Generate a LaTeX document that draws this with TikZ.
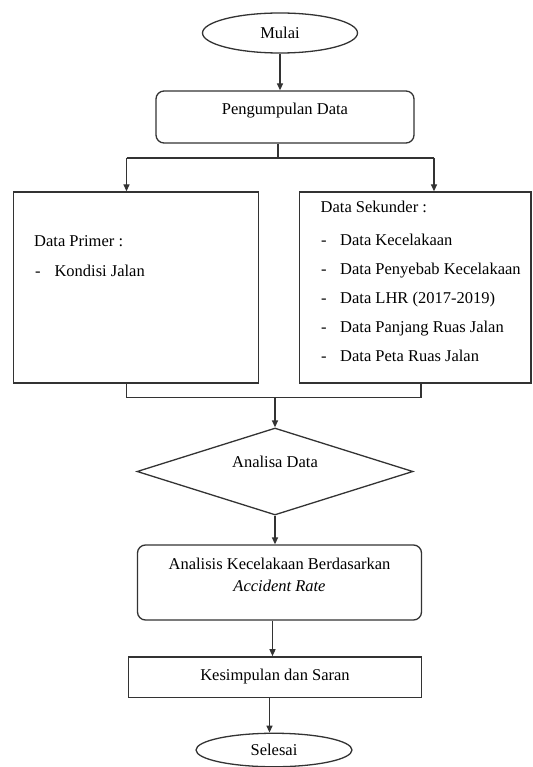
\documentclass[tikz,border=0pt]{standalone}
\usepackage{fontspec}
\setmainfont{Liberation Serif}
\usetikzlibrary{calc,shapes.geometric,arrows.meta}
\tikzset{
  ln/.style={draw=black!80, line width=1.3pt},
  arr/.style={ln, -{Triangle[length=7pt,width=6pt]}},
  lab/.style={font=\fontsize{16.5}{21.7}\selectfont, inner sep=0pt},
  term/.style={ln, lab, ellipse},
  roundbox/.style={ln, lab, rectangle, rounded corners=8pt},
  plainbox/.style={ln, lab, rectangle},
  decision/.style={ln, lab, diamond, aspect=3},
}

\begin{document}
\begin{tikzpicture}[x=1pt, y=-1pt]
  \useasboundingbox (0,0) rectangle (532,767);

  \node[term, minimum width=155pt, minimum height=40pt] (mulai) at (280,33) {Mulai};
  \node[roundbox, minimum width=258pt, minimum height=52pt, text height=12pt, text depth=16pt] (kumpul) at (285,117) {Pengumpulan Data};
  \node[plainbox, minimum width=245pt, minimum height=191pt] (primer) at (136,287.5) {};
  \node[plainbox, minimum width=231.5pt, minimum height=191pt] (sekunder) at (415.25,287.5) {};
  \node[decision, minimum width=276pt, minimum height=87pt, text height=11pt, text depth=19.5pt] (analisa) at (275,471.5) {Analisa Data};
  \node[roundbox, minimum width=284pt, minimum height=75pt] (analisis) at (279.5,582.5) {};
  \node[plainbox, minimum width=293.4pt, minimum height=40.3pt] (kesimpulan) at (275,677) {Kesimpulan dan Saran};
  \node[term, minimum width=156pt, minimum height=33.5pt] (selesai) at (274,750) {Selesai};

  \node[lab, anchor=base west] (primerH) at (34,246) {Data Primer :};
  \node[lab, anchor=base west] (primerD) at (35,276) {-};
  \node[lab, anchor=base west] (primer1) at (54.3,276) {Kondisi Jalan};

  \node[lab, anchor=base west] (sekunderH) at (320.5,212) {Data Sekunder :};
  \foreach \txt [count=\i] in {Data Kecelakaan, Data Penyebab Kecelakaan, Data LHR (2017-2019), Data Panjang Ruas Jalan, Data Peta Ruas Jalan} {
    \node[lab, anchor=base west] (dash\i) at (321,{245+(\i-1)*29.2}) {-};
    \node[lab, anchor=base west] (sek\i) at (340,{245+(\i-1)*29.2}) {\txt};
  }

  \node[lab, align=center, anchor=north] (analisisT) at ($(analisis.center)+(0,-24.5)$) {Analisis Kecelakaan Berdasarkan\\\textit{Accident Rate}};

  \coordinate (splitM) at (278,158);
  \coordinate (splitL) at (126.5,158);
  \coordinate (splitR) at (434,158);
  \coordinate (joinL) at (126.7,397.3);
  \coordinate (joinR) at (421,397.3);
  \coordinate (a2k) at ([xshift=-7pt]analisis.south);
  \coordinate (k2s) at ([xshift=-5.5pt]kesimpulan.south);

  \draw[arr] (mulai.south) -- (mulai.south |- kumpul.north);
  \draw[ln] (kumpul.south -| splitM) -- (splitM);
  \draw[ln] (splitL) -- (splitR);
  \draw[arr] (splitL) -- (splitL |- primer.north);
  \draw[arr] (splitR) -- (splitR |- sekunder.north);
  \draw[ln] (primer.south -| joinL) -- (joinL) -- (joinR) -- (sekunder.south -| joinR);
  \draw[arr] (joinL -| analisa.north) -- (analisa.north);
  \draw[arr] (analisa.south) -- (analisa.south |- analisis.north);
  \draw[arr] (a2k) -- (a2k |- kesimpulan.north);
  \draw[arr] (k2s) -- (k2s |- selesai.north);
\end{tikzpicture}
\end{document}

──────

### Problem description
Without the images, write out each line of the data verbatim.

### Correct response
Generate a LaTeX document that draws this with TikZ.
\documentclass[tikz,border=0pt]{standalone}
\usepackage{fontspec}
\setmainfont{Liberation Serif}
\usetikzlibrary{calc,shapes.geometric,arrows.meta}
\tikzset{
  ln/.style={draw=black!80, line width=1.3pt},
  arr/.style={ln, -{Triangle[length=7pt,width=6pt]}},
  lab/.style={font=\fontsize{16.5}{21.7}\selectfont, inner sep=0pt},
  term/.style={ln, lab, ellipse},
  roundbox/.style={ln, lab, rectangle, rounded corners=8pt},
  plainbox/.style={ln, lab, rectangle},
  decision/.style={ln, lab, diamond, aspect=3},
}

\begin{document}
\begin{tikzpicture}[x=1pt, y=-1pt]
  \useasboundingbox (0,0) rectangle (532,767);

  \node[term, minimum width=155pt, minimum height=40pt] (mulai) at (280,33) {Mulai};
  \node[roundbox, minimum width=258pt, minimum height=52pt, text height=12pt, text depth=16pt] (kumpul) at (285,117) {Pengumpulan Data};
  \node[plainbox, minimum width=245pt, minimum height=191pt] (primer) at (136,287.5) {};
  \node[plainbox, minimum width=231.5pt, minimum height=191pt] (sekunder) at (415.25,287.5) {};
  \node[decision, minimum width=276pt, minimum height=87pt, text height=11pt, text depth=19.5pt] (analisa) at (275,471.5) {Analisa Data};
  \node[roundbox, minimum width=284pt, minimum height=75pt] (analisis) at (279.5,582.5) {};
  \node[plainbox, minimum width=293.4pt, minimum height=40.3pt] (kesimpulan) at (275,677) {Kesimpulan dan Saran};
  \node[term, minimum width=156pt, minimum height=33.5pt] (selesai) at (274,750) {Selesai};

  \node[lab, anchor=base west] (primerH) at (34,246) {Data Primer :};
  \node[lab, anchor=base west] (primerD) at (35,276) {-};
  \node[lab, anchor=base west] (primer1) at (54.3,276) {Kondisi Jalan};

  \node[lab, anchor=base west] (sekunderH) at (320.5,212) {Data Sekunder :};
  \foreach \txt [count=\i] in {Data Kecelakaan, Data Penyebab Kecelakaan, Data LHR (2017-2019), Data Panjang Ruas Jalan, Data Peta Ruas Jalan} {
    \node[lab, anchor=base west] (dash\i) at (321,{245+(\i-1)*29.2}) {-};
    \node[lab, anchor=base west] (sek\i) at (340,{245+(\i-1)*29.2}) {\txt};
  }

  \node[lab, align=center, anchor=north] (analisisT) at ($(analisis.center)+(0,-24.5)$) {Analisis Kecelakaan Berdasarkan\\\textit{Accident Rate}};

  \coordinate (splitM) at (278,158);
  \coordinate (splitL) at (126.5,158);
  \coordinate (splitR) at (434,158);
  \coordinate (joinL) at (126.7,397.3);
  \coordinate (joinR) at (421,397.3);
  \coordinate (a2k) at ([xshift=-7pt]analisis.south);
  \coordinate (k2s) at ([xshift=-5.5pt]kesimpulan.south);

  \draw[arr] (mulai.south) -- (mulai.south |- kumpul.north);
  \draw[ln] (kumpul.south -| splitM) -- (splitM);
  \draw[ln] (splitL) -- (splitR);
  \draw[arr] (splitL) -- (splitL |- primer.north);
  \draw[arr] (splitR) -- (splitR |- sekunder.north);
  \draw[ln] (primer.south -| joinL) -- (joinL) -- (joinR) -- (sekunder.south -| joinR);
  \draw[arr] (joinL -| analisa.north) -- (analisa.north);
  \draw[arr] (analisa.south) -- (analisa.south |- analisis.north);
  \draw[arr] (a2k) -- (a2k |- kesimpulan.north);
  \draw[arr] (k2s) -- (k2s |- selesai.north);
\end{tikzpicture}
\end{document}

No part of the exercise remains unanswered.